Being comprehensive and holistic means that our health care systems address all the domains of care that affect our health and consider the entire person, their family, and their community. Each component of comprehensive care (acute and chronic care, mental health care, oral care, vision care, hearing care, complementary and integrative health, spiritual care, social care, health behaviors, and additional upstream factors) improves peoples' well-being. Evidence also shows that providing all components of comprehensive care in one setting (e.g., high quality primary care) further improves a persons' well-being.

Being upstream focused requires an integrated and coordinated approach to identifying and addressing the root causes of poor health. It addresses the conditions of daily life with the goal of making individuals more able to achieve whole health.

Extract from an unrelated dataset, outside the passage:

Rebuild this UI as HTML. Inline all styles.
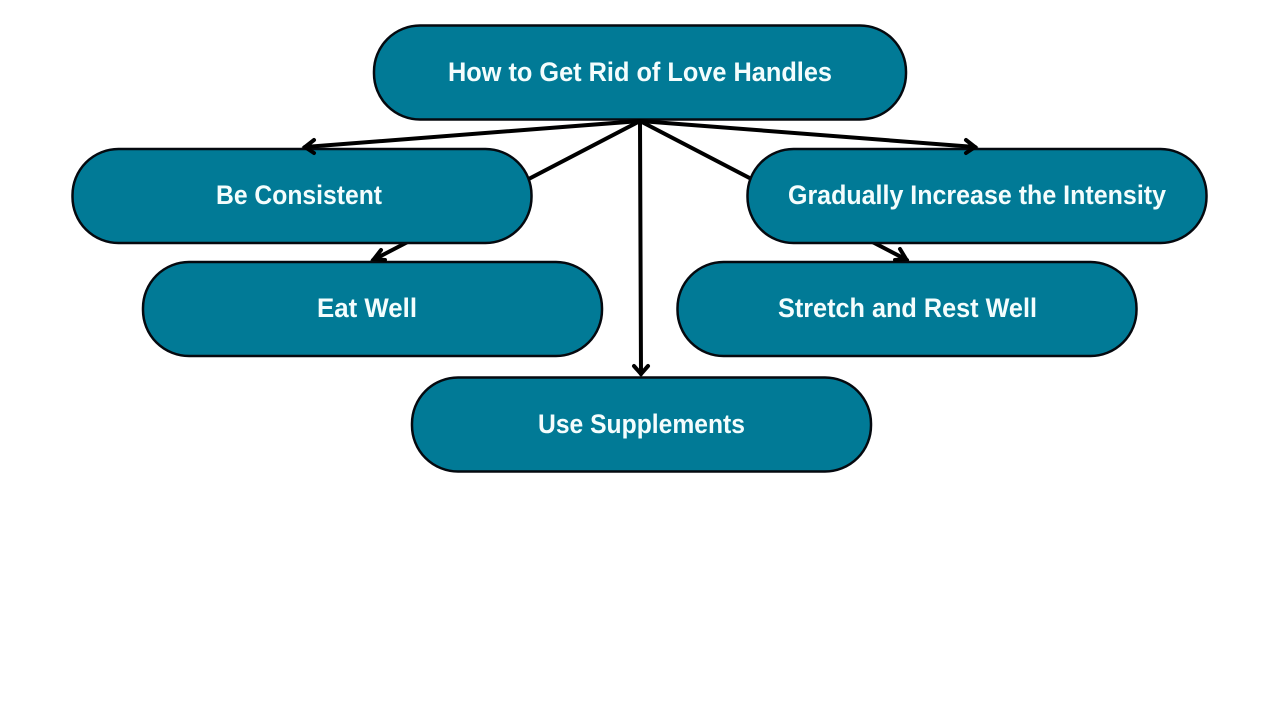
<!DOCTYPE html>
<html>
<head>
<meta charset="utf-8">
<style>
html,body{margin:0;padding:0;background:#fff;width:1280px;height:720px;overflow:hidden}
svg{display:block}
text{font-family:"Liberation Sans",sans-serif;font-weight:700;font-size:26.500px;fill:#f4fdfd}
.b{fill:#017a96;stroke:#05090f;stroke-width:2.500}
.l{stroke:#000;stroke-width:4;fill:none;stroke-linecap:round;stroke-linejoin:miter}
</style>
</head>
<body>
<svg width="1280" height="720" viewBox="0 0 1280 720" xmlns="http://www.w3.org/2000/svg">
<g class="l">
<path d="M640 121L373 260"/>
<path d="M640 121L907 260"/>
<path d="M640 121L641 374"/>
</g>
<rect class="b" x="374" y="25.500" width="532" height="94" rx="46" ry="46"/>
<rect class="b" x="72.500" y="149" width="459" height="94" rx="46" ry="46"/>
<rect class="b" x="747.500" y="149" width="459" height="94" rx="46" ry="46"/>
<rect class="b" x="143" y="262" width="459" height="94" rx="46" ry="46"/>
<rect class="b" x="677.500" y="262" width="459" height="94" rx="46" ry="46"/>
<rect class="b" x="412" y="377.500" width="459" height="94" rx="46" ry="46"/>
<g class="l">
<path d="M640 121L305 147"/>
<path d="M314 140L305 147L314 153"/>
<path d="M640 121L975 147"/>
<path d="M966 140L975 147L966 153"/>
<path d="M381 250L374 259L385 260"/>
<path d="M900 249L906 259L895 260"/>
<path d="M634 366L641 374L648 366"/>
</g>
<text x="448" y="81" textLength="384" lengthAdjust="spacingAndGlyphs">How to Get Rid of Love Handles</text>
<text x="216" y="204" textLength="166" lengthAdjust="spacingAndGlyphs">Be Consistent</text>
<text x="788" y="204" textLength="378" lengthAdjust="spacingAndGlyphs">Gradually Increase the Intensity</text>
<text x="317" y="317" textLength="100" lengthAdjust="spacingAndGlyphs">Eat Well</text>
<text x="778" y="317" textLength="259" lengthAdjust="spacingAndGlyphs">Stretch and Rest Well</text>
<text x="538" y="433" textLength="207" lengthAdjust="spacingAndGlyphs">Use Supplements</text>
</svg>
</body>
</html>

These root causes of poor health (health behaviors, social needs, environment), often referred to as the social determinants of health, have more impact and influence on a person's health then conventional medical care. Addressing these needs through cross-sector community collaborations can have a tremendous impact on health.

At their core, whole health systems must be equitable and accountable in providing care. The people not seeking care are often in greatest need of care. By being held responsible for people, families, and communities, whole health systems can transform care from being reactive to proactive and help meet a persons' health needs before they develop into serious chronic diseases.

Changing our current health care system that emphasizes a medical model that "fixes health care problems" to one of prevention will not be easy and can only succeed if medical professionals are trained to deliver prevention services. The well-being of the public is dependent on how the entire professional health care team is trained and how they will provide healthcare to the public. Caring for others requires a stable, healthy, resilient, and innovative medical team that can support the cultural transformations needed for a whole health care system in the US.